Explanation
You are six handshakes away from anyone on Earth.
Think of someone completely unlike you — a fisherman in Vietnam, a nurse in Brazil, a shepherd in Mongolia. What are the odds that you're connected to them through a chain of personal acquaintances? Most people assume: almost zero. They're wrong.
In 1967, psychologist Stanley Milgram sent letters to strangers in Nebraska, asking them to forward each one to a target person in Boston — only through people they knew personally. The letters that arrived took an average of just 5.2 steps.
The math explains this seemingly impossible fact.

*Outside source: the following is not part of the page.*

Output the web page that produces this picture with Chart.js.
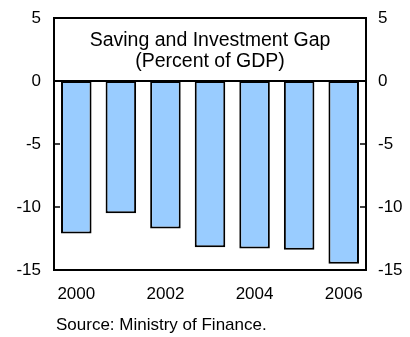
<!DOCTYPE html>
<html>
<head>
<meta charset="utf-8">
<script src="https://cdn.jsdelivr.net/npm/chart.js@4"></script>
<style>
  html, body { margin: 0; padding: 0; background: #ffffff; }
  #wrap { width: 410px; height: 337px; position: relative; }
</style>
</head>
<body>
<div id="wrap"><canvas id="c"></canvas></div>
<script>
// Saving–investment gap, percent of GDP
const years = ['2000', '2001', '2002', '2003', '2004', '2005', '2006'];
const gap = [-12.1, -10.5, -11.7, -13.2, -13.3, -13.4, -14.5];
const yTicks = [5, 0, -5, -10, -15];
const titleLines = ['Saving and Investment Gap', '(Percent of GDP)'];
const sourceNote = 'Source: Ministry of Finance.';

const FONT = "Arial, 'Liberation Sans', sans-serif";

// Frame, zero line, inward tick marks, inner title and source note
const decorations = {
  id: 'decorations',
  afterDatasetsDraw(chart) {
    const { ctx, chartArea: a, scales } = chart;
    const y = scales.y;
    ctx.save();
    ctx.strokeStyle = '#000';
    ctx.lineWidth = 2;
    // zero line
    const y0 = y.getPixelForValue(0);
    ctx.beginPath();
    ctx.moveTo(a.left, y0);
    ctx.lineTo(a.right, y0);
    ctx.stroke();
    // inward ticks on both sides
    ctx.lineWidth = 1.5;
    yTicks.forEach(v => {
      const py = y.getPixelForValue(v);
      ctx.beginPath();
      ctx.moveTo(a.left, py); ctx.lineTo(a.left + 6, py);
      ctx.moveTo(a.right, py); ctx.lineTo(a.right - 6, py);
      ctx.stroke();
    });
    // frame
    ctx.lineWidth = 2;
    ctx.strokeRect(a.left, a.top, a.right - a.left, a.bottom - a.top);
    // title inside the upper band
    ctx.fillStyle = '#000';
    ctx.font = '19.5px ' + FONT;
    ctx.textAlign = 'center';
    ctx.textBaseline = 'alphabetic';
    const cx = (a.left + a.right) / 2;
    const mid = (a.top + y0) / 2;
    ctx.fillText(titleLines[0], cx, mid - 3.5);
    ctx.fillText(titleLines[1], cx, mid + 17.5);
    // source note
    ctx.font = '17px ' + FONT;
    ctx.textAlign = 'left';
    ctx.fillText(sourceNote, a.left + 2, 329.5);
    ctx.restore();
  }
};

// fixed box sizes, no extra label overhang padding
function fixBox(w, h) {
  return function (scale) {
    if (w !== null) scale.width = w;
    if (h !== null) scale.height = h;
    scale.paddingTop = 0;
    scale.paddingBottom = 0;
    scale.paddingLeft = 0;
    scale.paddingRight = 0;
  };
}

new Chart(document.getElementById('c'), {
  type: 'bar',
  data: {
    labels: years,
    datasets: [{
      data: gap,
      backgroundColor: '#99ccff',
      borderColor: '#000000',
      borderWidth: 2,
      borderSkipped: false,
      barPercentage: 0.685,
      categoryPercentage: 1.0
    }]
  },
  options: {
    responsive: true,
    maintainAspectRatio: false,
    animation: false,
    devicePixelRatio: 1,
    layout: { padding: { top: 18, left: 0, right: 0, bottom: 0 } },
    plugins: { legend: { display: false }, tooltip: { enabled: false }, title: { display: false } },
    scales: {
      x: {
        grid: { display: false, drawTicks: false },
        border: { display: false },
        ticks: {
          color: '#000',
          font: { family: FONT, size: 17 },
          padding: 14,
          autoSkip: false,
          maxRotation: 0,
          callback(value, index) { return index % 2 === 0 ? years[index] : ''; }
        },
        afterFit: fixBox(null, 67)
      },
      y: {
        position: 'left',
        min: -15, max: 5,
        grid: { display: false, drawTicks: false },
        border: { display: false },
        ticks: {
          stepSize: 5,
          color: '#000',
          font: { family: FONT, size: 17 },
          padding: 13
        },
        afterFit: fixBox(54, null)
      },
      y2: {
        position: 'right',
        min: -15, max: 5,
        grid: { display: false, drawTicks: false },
        border: { display: false },
        ticks: {
          stepSize: 5,
          color: '#000',
          font: { family: FONT, size: 17 },
          padding: 12
        },
        afterFit: fixBox(44, null)
      }
    }
  },
  plugins: [decorations]
});
</script>
</body>
</html>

If you know 150 people, and each of them knows 150 others, you already reach 22,500 people in two steps. Three steps: 3.4 million. Five steps: more than 75 billion — the entire world population, several times over. Networks grow exponentially. Six steps is enough to reach anyone.
In 2016, Facebook confirmed it with data from 1.59 billion users: the average distance between any two people was 3.57 degrees. Not six — three and a half.
Here, there is no centralized experience that users connect to once they've passed some criteria or moderation. Each person sees only their friends' friends, up to six degrees of separation — an entirely personal, tailor-made experience.
And no single algorithm applied to everyone: here, each user administers their own algorithm, the one that determines what they see.